Rather like my favorite star of the era, Jimmy Stewart, he had a comfortably established persona that was deceptively simple but within which he operated with remarkable variety, subtlety and grace (although as far as I can tell he never got to stretch the way Stewart did later in his career).  He was the misanthropic, shiftless drunk muttering one-liner complaints and insults while stealing and cheating without a pang of conscience - insulated by his dysfunctional personality from having to observe the civilized pieties that shackled other characters, and thus exposing their hollowness, rather like a Hollywood court jester.  


All of this is standard Fields commentary, but what surprised me watching him this past week was just how damn good he was.  His repertoire of physical and verbal ticks was vast and almost infinitely flexible - groans, whines, grumbles, sneers, snorts, double-takes, starts, stumbles... on and on... the things he could do with a hat alone are remarkable, to say nothing of his characters' weirdly florid vocabularies (and names - Harold Bissonette, Ambrose Wolfinger, Eustace McGargle,Cuthbert J. Twillie).  His stock character could be despicable or lovable (often both), giddily triumphant or inconsolably downtrodden, cynical or deludedly optimistic - he could be the untouchable smartass who can put one over on anyone, or the hopeless loser who can't catch a break - and remain funny and convincing in almost every moment.  This, boys and girls, is the benefit of honing your craft for years in the unforgiving glare of the vaudeville stage.


Compare him to legendary sexpot comedienne Mae West, his co-star and co-writer on the overrated My Little Chickadee (1939).  In theory, they're a screen match made in Heaven - both amoral, one-liner-dropping outcasts and swindlers who gave the guardians of pop cultural mores the fits.  But as an actress, she's bloody awful, delivering every line with a robotically same come-hither intonation, arched eyebrow and wiggle of the hips.  Whenever West was onscreen, I just wanted Fields to come to the rescue.  (Clip by way of example at the bottom of this post - you will note the presence of Margaret Hamilton, still playing a wicked witch of the West.)

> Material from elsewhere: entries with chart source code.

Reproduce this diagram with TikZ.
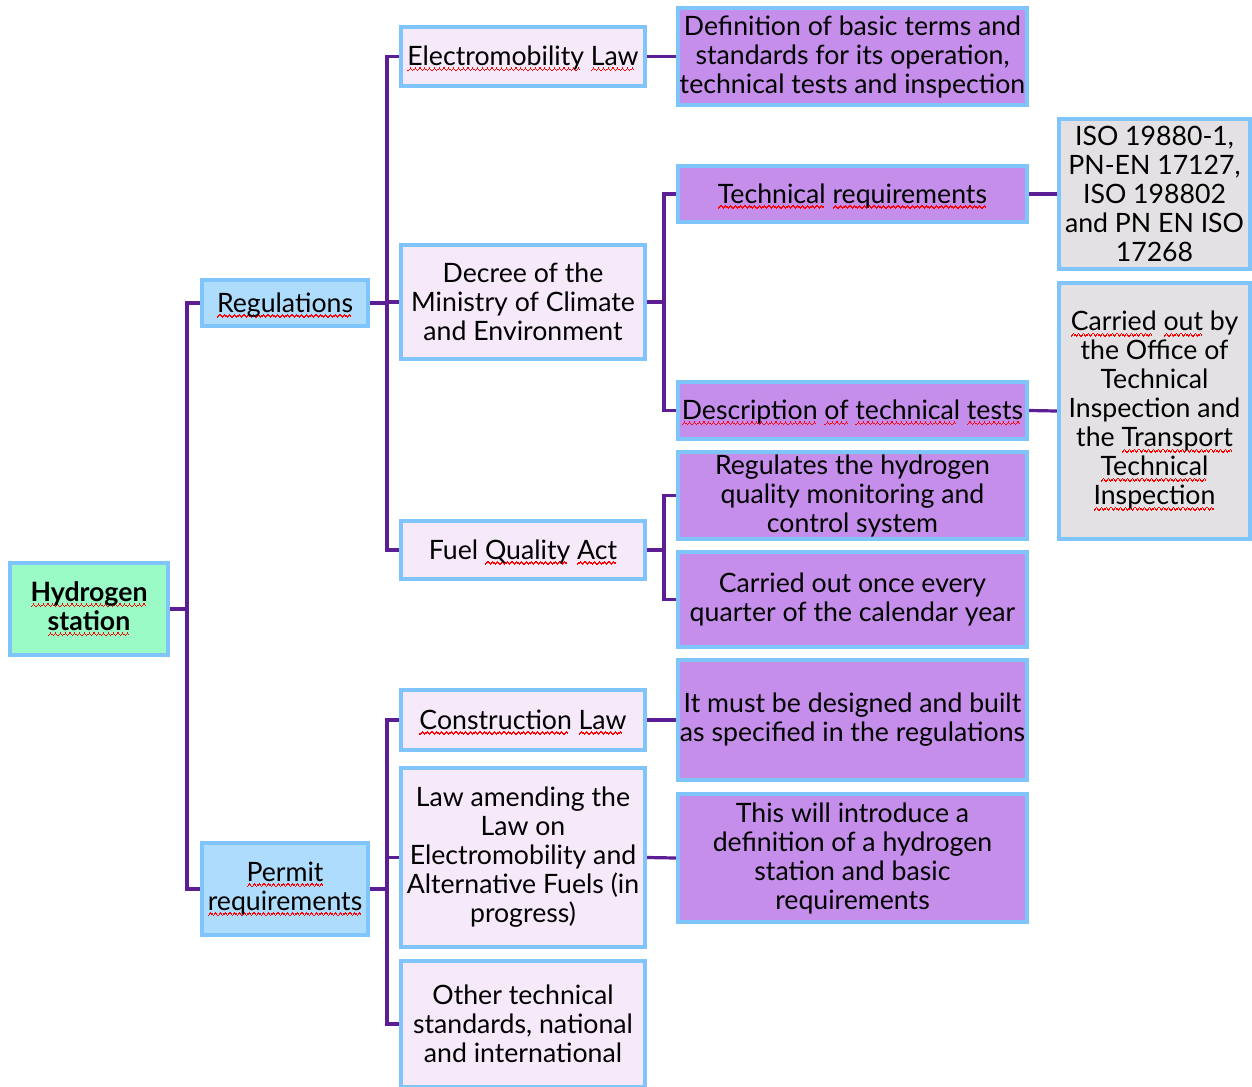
\documentclass[tikz,border=0pt]{standalone}
\usepackage{fontspec}
\setmainfont{Lato}
\usetikzlibrary{backgrounds}

\definecolor{edgeblue}{HTML}{80C4FC}
\definecolor{rootfill}{HTML}{9AFBC6}
\definecolor{catfill}{HTML}{AEDCFC}
\definecolor{lawfill}{HTML}{F5E9FA}
\definecolor{notefill}{HTML}{C58EEB}
\definecolor{stdfill}{HTML}{E3E1E3}
\definecolor{linkpurple}{HTML}{5C1E94}
\definecolor{spellred}{HTML}{FF0000}

% one period of a small zigzag, built from tiny rules
\newsavebox\wavebox
\sbox\wavebox{\color{spellred}\vrule width0.9pt height1.2pt depth0pt\raise0.9pt\hbox{\vrule width0.9pt height1.2pt depth0pt}\raise1.8pt\hbox{\vrule width0.9pt height1.2pt depth0pt}\raise0.9pt\hbox{\vrule width0.9pt height1.2pt depth0pt}}

% red wavy underline under a word
\newcommand\sq[1]{\setbox0\hbox{#1}\leavevmode\rlap{\lower4.4pt\hbox to\wd0{\leaders\copy\wavebox\hfill}}\box0\relax}

\tikzset{
  box/.style={draw=edgeblue, line width=3pt, align=center, inner sep=0pt,
    font=\fontsize{20}{21.75}\selectfont,
    execute at begin node={\rule{0pt}{18pt}}},
  rootbox/.style={box, fill=rootfill, font=\fontsize{20}{21.75}\selectfont\bfseries},
  catbox/.style={box, fill=catfill},
  lawbox/.style={box, fill=lawfill},
  notebox/.style={box, fill=notefill},
  stdbox/.style={box, fill=stdfill},
  link/.style={draw=linkpurple, line width=2.4pt},
}

\begin{document}
\begin{tikzpicture}[x=0.75pt, y=-0.75pt]
\useasboundingbox (0,0) rectangle (1252,1086);

% root and categories
\node[rootbox, minimum width=158*0.75pt, minimum height=92*0.75pt] (root) at (89,609)
  {\sq{Hydrogen}\\\sq{station}};
\node[catbox, minimum width=166*0.75pt, minimum height=46*0.75pt] (reg) at (285,303)
  {\sq{Regulations}};
\node[catbox, minimum width=166*0.75pt, minimum height=92*0.75pt] (permit) at (285,889)
  {\sq{Permit}\\\sq{requirements}};

% acts and laws
\node[lawbox, minimum width=244*0.75pt, minimum height=59*0.75pt] (emob) at (523,56.5)
  {\sq{Electromobility} \sq{Law}};
\node[lawbox, minimum width=244*0.75pt, minimum height=114*0.75pt] (decree) at (523,302)
  {Decree of the\\Ministry of Climate\\and Environment};
\node[lawbox, minimum width=244*0.75pt, minimum height=58*0.75pt] (fuel) at (523,550)
  {Fuel \sq{Quality} \sq{Act}};
\node[lawbox, minimum width=244*0.75pt, minimum height=60*0.75pt] (constr) at (523,720)
  {\sq{Construction} \sq{Law}};
\node[lawbox, minimum width=244*0.75pt, minimum height=179*0.75pt] (amend) at (523,857.5)
  {Law amending the\\Law on\\Electromobility and\\Alternative Fuels (in\\progress)};
\node[lawbox, minimum width=244*0.75pt, minimum height=126*0.75pt] (other) at (523,1024)
  {Other technical\\standards, national\\and international};

% descriptions
\node[notebox, minimum width=349*0.75pt, minimum height=97*0.75pt] (defn) at (852.5,56.5)
  {Definition of basic terms and\\standards for its operation,\\technical tests and inspection};
\node[notebox, minimum width=349*0.75pt, minimum height=56*0.75pt] (techreq) at (852.5,194)
  {\sq{Technical} \sq{requirements}};
\node[notebox, minimum width=349*0.75pt, minimum height=57*0.75pt] (descr) at (852.5,410.5)
  {\sq{Description} \sq{of} \sq{technical} \sq{tests}};
\node[notebox, minimum width=349*0.75pt, minimum height=87*0.75pt] (regul) at (852.5,495.5)
  {Regulates the hydrogen\\quality monitoring and\\control system};
\node[notebox, minimum width=349*0.75pt, minimum height=95*0.75pt] (once) at (852.5,599.5)
  {Carried out once every\\quarter of the calendar year};
\node[notebox, minimum width=349*0.75pt, minimum height=120*0.75pt] (must) at (852.5,720)
  {It must be designed and built\\as specified in the regulations};
\node[notebox, minimum width=349*0.75pt, minimum height=128*0.75pt] (intro) at (852.5,858)
  {This will introduce a\\definition of a hydrogen\\station and basic\\requirements};

% standards and inspection bodies
\node[stdbox, minimum width=191*0.75pt, minimum height=150*0.75pt] (iso) at (1154.5,194)
  {ISO 19880-1,\\PN-EN 17127,\\ISO 198802\\and PN EN ISO\\17268};
\node[stdbox, minimum width=191*0.75pt, minimum height=256*0.75pt] (insp) at (1154.5,411)
  {\sq{Carried} \sq{out} by\\the Office of\\Technical\\Inspection and\\the \sq{Transport}\\\sq{Technical}\\\sq{Inspection}};

% connectors
\begin{pgfonlayer}{background}
  \draw[link] (root.east) -- ++(17,0) coordinate (jroot);
  \draw[link] (jroot) |- (reg.west);
  \draw[link] (jroot) |- (permit.west);

  \draw[link] (reg.east) -- ++(17,0) coordinate (jreg);
  \draw[link] (jreg) |- (emob.west);
  \draw[link] (jreg) |- (decree.west);
  \draw[link] (jreg) |- (fuel.west);

  \draw[link] (permit.east) -- ++(17,0) coordinate (jperm);
  \draw[link] (jperm) |- (constr.west);
  \draw[link] (jperm) |- (amend.west);
  \draw[link] (jperm) |- (other.west);

  \draw[link] (emob.east) -- (defn.west);

  \draw[link] (decree.east) -- ++(17,0) coordinate (jdec);
  \draw[link] (jdec) |- (techreq.west);
  \draw[link] (jdec) |- (descr.west);

  \draw[link] (fuel.east) -- ++(17,0) coordinate (jfuel);
  \draw[link] (jfuel) |- (regul.west);
  \draw[link] (jfuel) |- (once.west);

  \draw[link] (constr.east) -- (must.west);
  \draw[link] (amend.east) -- (intro.west);
  \draw[link] (techreq.east) -- (iso.west);
  \draw[link] (descr.east) -- (insp.west);
\end{pgfonlayer}
\end{tikzpicture}
\end{document}
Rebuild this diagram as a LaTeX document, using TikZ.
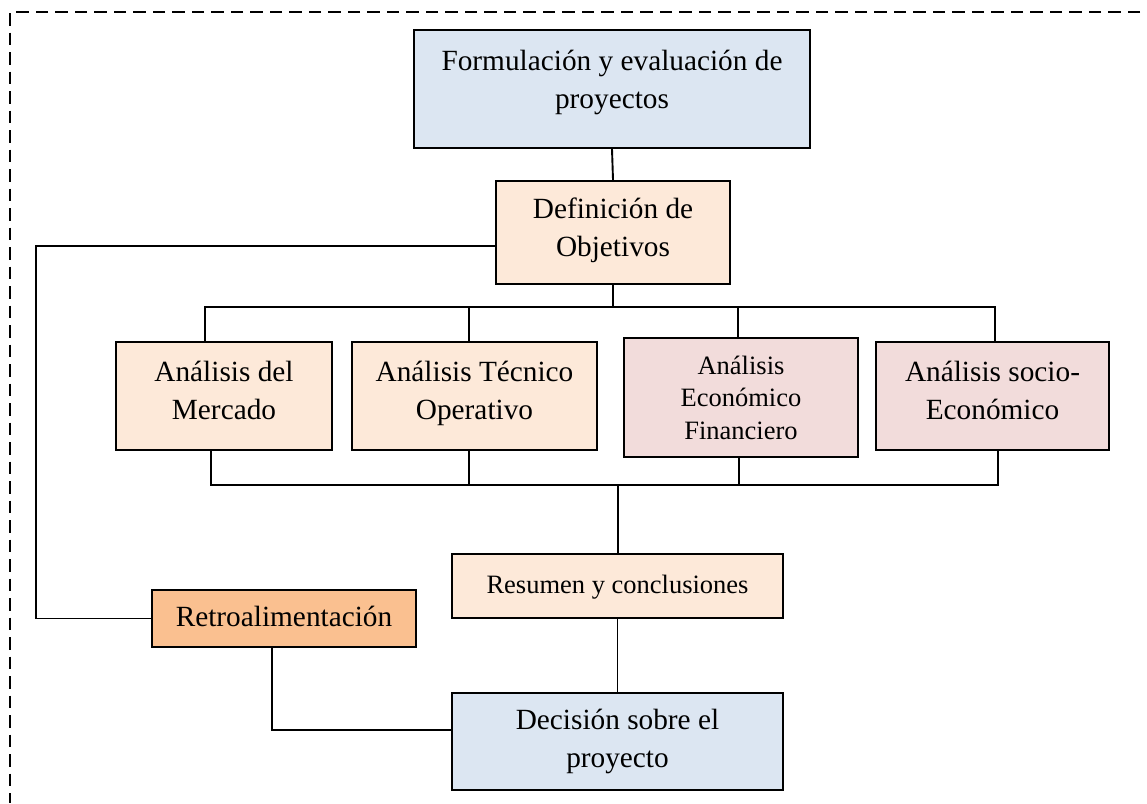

I experienced a similar impatience with Million-Dollar Legs (1932) and International House (1933), both quite strange ensemble comedies (the first intentionally, the second accidentally) that were rather aimless whenever he was offscreen, which was too often.  I regret not having shoehorned into my schedule some of the vehicles where he took front-and-center position, like The Bank Dick or It's a Gift.  But hopefully I'll remedy that soon with my DVD player, now that I've been reminded afresh that W.C. Fields once graced our earth with his glowering visage and sour snarls.